I have some general questions (with regard to my existing customer contracts) because of the legal change that an alarm contract cannot have an "automatic renewal under the same terms and conditions" provision.  (Yes, I am in a state that has made this change):  
    1.    I assume this means upon expiration of the initial term we are (essentially) on a month-to-month basis and the customer can (without any financial repercussions) cancel at any time.  However, what if they are billed annually for their system monitoring?  Does their payment of a full year of services constitute their agreement that the contract has been extended for a full year?  And if it does not, and they cancel mid-year, are they legally entitled to a refund of the pre-payments?  (My current contract states that if they default on the agreement then "company shall retain all prepayments...").     

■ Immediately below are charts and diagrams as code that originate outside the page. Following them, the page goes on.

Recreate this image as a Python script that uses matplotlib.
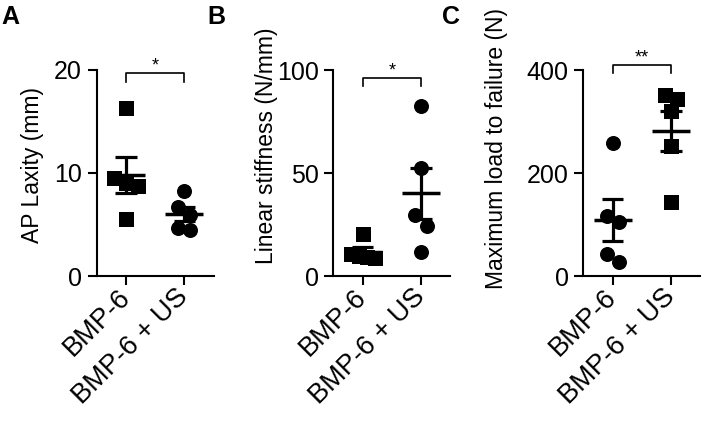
import numpy as np
import matplotlib.pyplot as plt

plt.rcParams['font.family'] = ['Liberation Sans', 'DejaVu Sans']

groups = ['BMP-6', 'BMP-6 + US']

# values (5 per group)
ap_laxity_bmp = [16.3, 9.5, 9.0, 8.7, 5.5]
ap_laxity_us = [8.3, 6.7, 5.9, 4.7, 4.5]
stiffness_bmp = [20.5, 10.5, 9.5, 9.0, 8.5]
stiffness_us = [82.4, 52.6, 29.5, 24.4, 11.5]
load_bmp = [258, 116, 104, 42, 28]
load_us = [352, 344, 320, 252, 144]

panels = [
    dict(letter='A', ylabel='AP Laxity (mm)', ymax=20, yticks=[0, 10, 20],
         data=(ap_laxity_bmp, ap_laxity_us), markers=('s', 'o'), star='*',
         left=96.7, letter_x=1, bracket=19.7, label_x=33, label_y=165),
    dict(letter='B', ylabel='Linear stiffness (N/mm)', ymax=100, yticks=[0, 50, 100],
         data=(stiffness_bmp, stiffness_us), markers=('s', 'o'), star='*',
         left=333.3, letter_x=207, bracket=96.2, label_x=267, label_y=146),
    dict(letter='C', ylabel='Maximum load to failure (N)', ymax=400, yticks=[0, 200, 400],
         data=(load_bmp, load_us), markers=('o', 's'), star='**',
         left=583.3, letter_x=442, bracket=410, label_x=496, label_y=148),
]

W, H = 705, 423
fig = plt.figure(figsize=(W / 100, H / 100), dpi=100)

ax_w, ax_bottom, ax_top = 117.0, 276.0, 70.0
ax_h = ax_bottom - ax_top


def swarm_offsets(vals, px_per_y, px_per_x, diam=14):
    """Spread points that overlap vertically into rows (like a scatter dot plot)"""
    vals = np.asarray(vals, dtype=float)
    order = np.argsort(vals)[::-1]
    rows = []
    for i in order:
        if rows and (vals[rows[-1][0]] - vals[i]) * px_per_y < diam:
            rows[-1].append(i)
        else:
            rows.append([i])
    offs = np.zeros(len(vals))
    for row in rows:
        n = len(row)
        spacing = 12 if n <= 3 else 8
        for k, i in enumerate(row):
            offs[i] = (k - (n - 1) / 2) * spacing / px_per_x
    return offs


for p in panels:
    ax = fig.add_axes([p['left'] / W, 1 - ax_bottom / H, ax_w / W, ax_h / H])
    ax.set_xlim(-0.5, 1.5)
    ax.set_ylim(0, p['ymax'])
    px_per_x = ax_w / 2.0
    px_per_y = ax_h / p['ymax']

    for i, (vals, m) in enumerate(zip(p['data'], p['markers'])):
        vals = np.asarray(vals, dtype=float)
        offs = swarm_offsets(vals, px_per_y, px_per_x)
        ax.plot(i + offs, vals, linestyle='none', marker=m, color='black',
                markersize=10.8, markeredgewidth=0, clip_on=False, zorder=3)
        mean = vals.mean()
        sem = vals.std(ddof=1) / np.sqrt(len(vals))
        ax.hlines(mean, i - 0.325, i + 0.325, color='black', linewidth=2.5, zorder=4)
        ax.vlines(i, mean - sem, mean + sem, color='black', linewidth=2.3, zorder=4)
        for yy in (mean - sem, mean + sem):
            ax.hlines(yy, i - 0.185, i + 0.185, color='black', linewidth=2.3, zorder=4)

    # significance bracket
    by = p['bracket']
    drop = 8.5 / px_per_y
    ax.plot([0, 0, 1, 1], [by - drop, by, by, by - drop], color='black',
            linewidth=1.2, clip_on=False)
    ax.annotate(p['star'], xy=(0.5, by), xytext=(0, -1), textcoords='offset points',
                ha='center', va='bottom', fontsize=13, annotation_clip=False)

    ax.spines['top'].set_visible(False)
    ax.spines['right'].set_visible(False)
    for s in ('left', 'bottom'):
        ax.spines[s].set_linewidth(1.5)
    ax.set_yticks(p['yticks'])
    ax.set_xticks([0, 1])
    ax.set_xticklabels(groups, rotation=45, ha='right', va='center',
                       rotation_mode='anchor')
    ax.tick_params(axis='both', length=6.5, width=1.5, labelsize=18, pad=4)
    ax.tick_params(axis='x', pad=6, labelsize=19.5)
    ax.set_ylabel(p['ylabel'], fontsize=16.5)
    ax.yaxis.set_label_coords((p['label_x'] - p['left']) / ax_w,
                              (ax_bottom - p['label_y']) / ax_h)
    ax.yaxis.label.set_va('center')

    fig.text(p['letter_x'] / W, 1 - 5 / H, p['letter'], fontsize=18,
             fontweight='bold', ha='left', va='top')

fig.savefig('out.png', dpi=100)
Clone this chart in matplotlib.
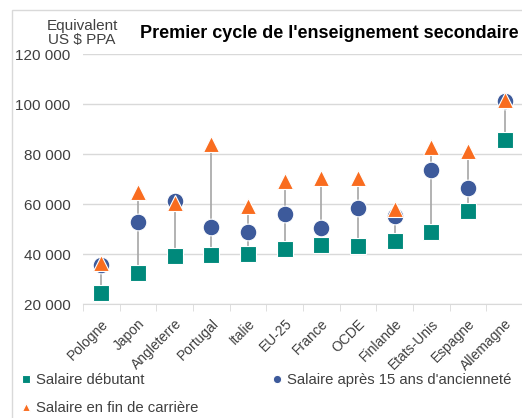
import matplotlib
matplotlib.use('Agg')
import matplotlib.pyplot as plt
from matplotlib.patches import Rectangle
from matplotlib.ticker import FuncFormatter, FixedLocator
import numpy as np

plt.rcParams['font.family'] = ['Liberation Sans', 'DejaVu Sans']

countries = ['Pologne', 'Japon', 'Angleterre', 'Portugal', 'Italie', 'EU-25', 'France',
             'OCDE', 'Finlande', 'Etats-Unis', 'Espagne', 'Allemagne']
salaire_debutant = [24300, 32500, 39300, 39600, 40000, 42000, 43500, 43200, 45200, 48800, 57300, 85600]
salaire_15ans = [35600, 52900, 61200, 50900, 48700, 56000, 50300, 58300, 55200, 73600, 66300, 101200]
salaire_fin = [36500, 64900, 60500, 84000, 59200, 69200, 70500, 70500, 58000, 83000, 81200, 101600]
yticks = [20000, 40000, 60000, 80000, 100000, 120000]

teal = '#00897b'
blue = '#3d5a9b'
orange = '#f96c1f'
grid_c = '#d9d9d9'
text_c = '#404040'

fig = plt.figure(figsize=(5.22, 4.18), dpi=100)
ax = fig.add_axes([83 / 522, 1 - 304 / 418, 440 / 522, 250 / 418])

x = np.arange(len(countries))
lo = np.minimum(np.minimum(salaire_debutant, salaire_15ans), salaire_fin)
hi = np.maximum(np.maximum(salaire_debutant, salaire_15ans), salaire_fin)
ax.vlines(x, lo, hi, color='#a6a6a6', lw=1.2, zorder=2)

ax.plot(x, salaire_debutant, 's', ms=12, color=teal, mec='white', mew=0.8,
        label='Salaire débutant', zorder=3)
ax.plot(x, salaire_15ans, 'o', ms=12, color=blue, mec='white', mew=0.8,
        label="Salaire après 15 ans d'ancienneté", zorder=4)
ax.plot(x, salaire_fin, '^', ms=12, color=orange, mec='white', mew=0.8,
        label='Salaire en fin de carrière', zorder=5)

ax.set_xlim(-0.5, len(countries) - 0.5)
ax.set_ylim(20000, 120000)
ax.set_yticks(yticks)
ax.yaxis.set_major_formatter(FuncFormatter(lambda v, p: f'{int(v):,}'.replace(',', ' ')))
ax.grid(axis='y', color=grid_c, lw=1, zorder=0)
ax.set_axisbelow(True)

ax.set_xticks(x)
ax.set_xticklabels(countries, rotation=45, ha='right', rotation_mode='anchor', fontsize=10, color=text_c)
ax.xaxis.set_minor_locator(FixedLocator(np.arange(-0.5, len(countries), 1)))
ax.tick_params(axis='x', which='major', length=0, pad=9)
ax.tick_params(axis='x', which='minor', length=5, color=grid_c)
ax.tick_params(axis='y', length=0, pad=9, labelsize=11, labelcolor=text_c)

for s in ['left', 'right', 'top']:
    ax.spines[s].set_visible(False)
ax.spines['bottom'].set_color(grid_c)

fig.text(82 / 522, 1 - 33 / 418, 'Equivalent\nUS $ PPA', ha='center', va='center',
         fontsize=11, color=text_c, linespacing=0.95)
fig.text(140 / 522, 1 - 33 / 418, "Premier cycle de l'enseignement secondaire",
         ha='left', va='center', fontsize=13, fontweight='bold')

h, l = ax.get_legend_handles_labels()
order = [0, 2, 1]
leg = fig.legend([h[i] for i in order], [l[i] for i in order], ncol=2,
                 loc='upper left', bbox_to_anchor=(22 / 522, 1 - 373 / 418),
                 frameon=False, fontsize=10.7, handlelength=0.6, handletextpad=0.35,
                 columnspacing=5.0, labelspacing=0.95, markerscale=0.5,
                 borderaxespad=0, borderpad=0)
for t in leg.get_texts():
    t.set_color(text_c)

fig.patches.append(Rectangle((12 / 522, -0.05), 1.0, 1 - 10 / 418 + 0.05,
                             transform=fig.transFigure, fill=False,
                             edgecolor=grid_c, lw=1))

fig.savefig('out.png', dpi=100)
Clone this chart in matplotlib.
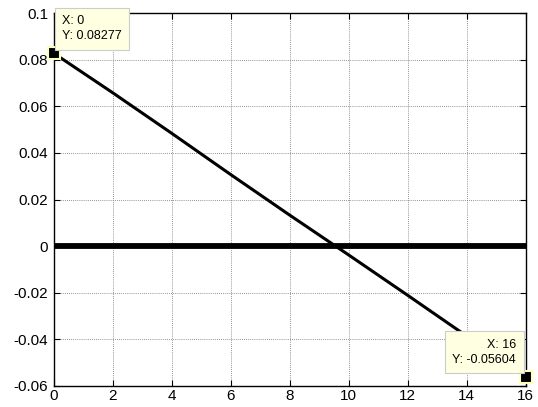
import matplotlib
matplotlib.use("Agg")
import matplotlib.pyplot as plt

plt.rcParams['font.family'] = ['Liberation Sans', 'DejaVu Sans']

# response curve sampled at even x
x_vals = [0, 2, 4, 6, 8, 10, 12, 14, 16]
y_vals = [0.08277, 0.0658, 0.0484, 0.0307, 0.0133, -0.0038, -0.0211, -0.0386, -0.05604]

# reference line
ref_x = [0, 16]
ref_y = [0, 0]

x_ticks = [0, 2, 4, 6, 8, 10, 12, 14, 16]
y_ticks = [-0.06, -0.04, -0.02, 0, 0.02, 0.04, 0.06, 0.08, 0.1]
y_tick_labels = ['-0.06', '-0.04', '-0.02', '0', '0.02', '0.04', '0.06', '0.08', '0.1']

# data tips
tip_x = [0, 16]
tip_y = [0.08277, -0.05604]
tip_text = ['X: 0\nY: 0.08277', 'X: 16\nY: -0.05604']

fig = plt.figure(figsize=(5.38, 4.07), dpi=100)
ax = fig.add_axes([0.0998, 0.0516, 0.8774, 0.9164])

ax.plot(ref_x, ref_y, color='black', linewidth=4.2, solid_capstyle='butt', zorder=3)
ax.plot(x_vals, y_vals, color='black', linewidth=2.2, zorder=4)

ax.set_xlim(0, 16)
ax.set_ylim(-0.06, 0.1)
ax.set_xticks(x_ticks)
ax.set_xticklabels([str(v) for v in x_ticks])
ax.set_yticks(y_ticks)
ax.set_yticklabels(y_tick_labels)

ax.tick_params(direction='in', length=4, width=0.8, top=True, right=True,
               labelsize=11, colors='black')
ax.tick_params(axis='y', pad=4)
ax.tick_params(axis='x', pad=2)
ax.grid(True, linestyle=(0, (1, 1.5)), linewidth=0.6, color='#707070')
for s in ax.spines.values():
    s.set_linewidth(1.0)
    s.set_color('black')

# data tip markers and boxes
for xv, yv in zip(tip_x, tip_y):
    ax.plot([xv], [yv], marker='s', markersize=8, markerfacecolor='black',
            markeredgecolor='#ffffc0', markeredgewidth=1.5, clip_on=False, zorder=10)

box = dict(boxstyle='square,pad=0.6', facecolor='#ffffe1', edgecolor='#cccccc', linewidth=0.8)
ax.annotate(tip_text[0], xy=(tip_x[0], tip_y[0]), xytext=(6, 8), textcoords='offset points',
            ha='left', va='bottom', fontsize=9, linespacing=1.3, bbox=box,
            annotation_clip=False, zorder=11)
ax.annotate(tip_text[1], xy=(tip_x[1], tip_y[1]), xytext=(-7, 8), textcoords='offset points',
            ha='right', va='bottom', multialignment='right', fontsize=9, linespacing=1.3, bbox=box,
            annotation_clip=False, zorder=11)

fig.savefig('out.png', dpi=100)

    2.    With the automatic contract renewal no longer being valid, how does this effect the (future) sale of accounts and the multiples?  Example:  is a 5-year contract (signed 8 year ago) worth the same resale value as a 5-year contract that is only 2 years old? 
    Obviously it would be best if contracts were resigned after the initial term expires, but that's just unrealistic with people (in general) being less and less inclined to sign long term contracts, which makes me also ask:  Is there a (legally) accepted statement or document that can be incorporated into the renewal billing process that will also renew the existing contract terms without having to submit the full contract again?  I'm not looking to trick anyone, but customers get weird when they think you are changing something they have had in place for a long time. 
Please sign me 
ANON...and thanks again for all the great advice! 
    Making assumptions and then relying on them is something you need to learn not to do, especially if you're trying to make sense out of specific statutes, even those that affect the alarm industry.  Your first mistake [we'll get to the erroneous assumption in a moment] is not using the Standard Form Agreements, because I definitely do not and never have used automatic renewal "under the same terms and conditions".  If you had a Standard Form All in One [or an earlier standard form from us] you would have renewed "month to month", and though I am not sure which state you're in, I am confident that a month to month renewal is not prohibited.  
    Now for your erroneous assumption.  You claim that the statute does not permit automatic renewal for "like term" and therefore you assume that the contract goes on month to month.  Problem is that your contract does not state that it renews month to month.  It states that you renew for "like term" and since that is no longer enforceable in your jurisidiction the renewal simply does not go into effect; the contract is over.  The month to month relationship you mention is most likely one without a contract, and thus no protective provisions.
    There are states with statutes affecting the automatic renewal of agreements, both residential and commercial, and many more states that are likely to consider this kind of legislation.  All statutes, so far, exempt month to month renewal, and for that reason I have used month to month for many years now.  It's the safest way to renew.
    The Standard Forms have a term of 5 years for residential and 10 years for commercial.  During that, especially with all the new technology coming out on a regular basis, you should be updating systems and updating contracts.  But the month to month renewal should be your back up plan.
    As far as equity goes, a contract in month to month renewal is worth a lot more than an expired term contract that has an unenforceable automatic renewal clause.  A contract with month to month renewal should be worth almost as much as a contract within term, and sometimes an argument can be made that it's worth more.  Depends on the subscriber.  
    Let us know what state you're in and the new legislation.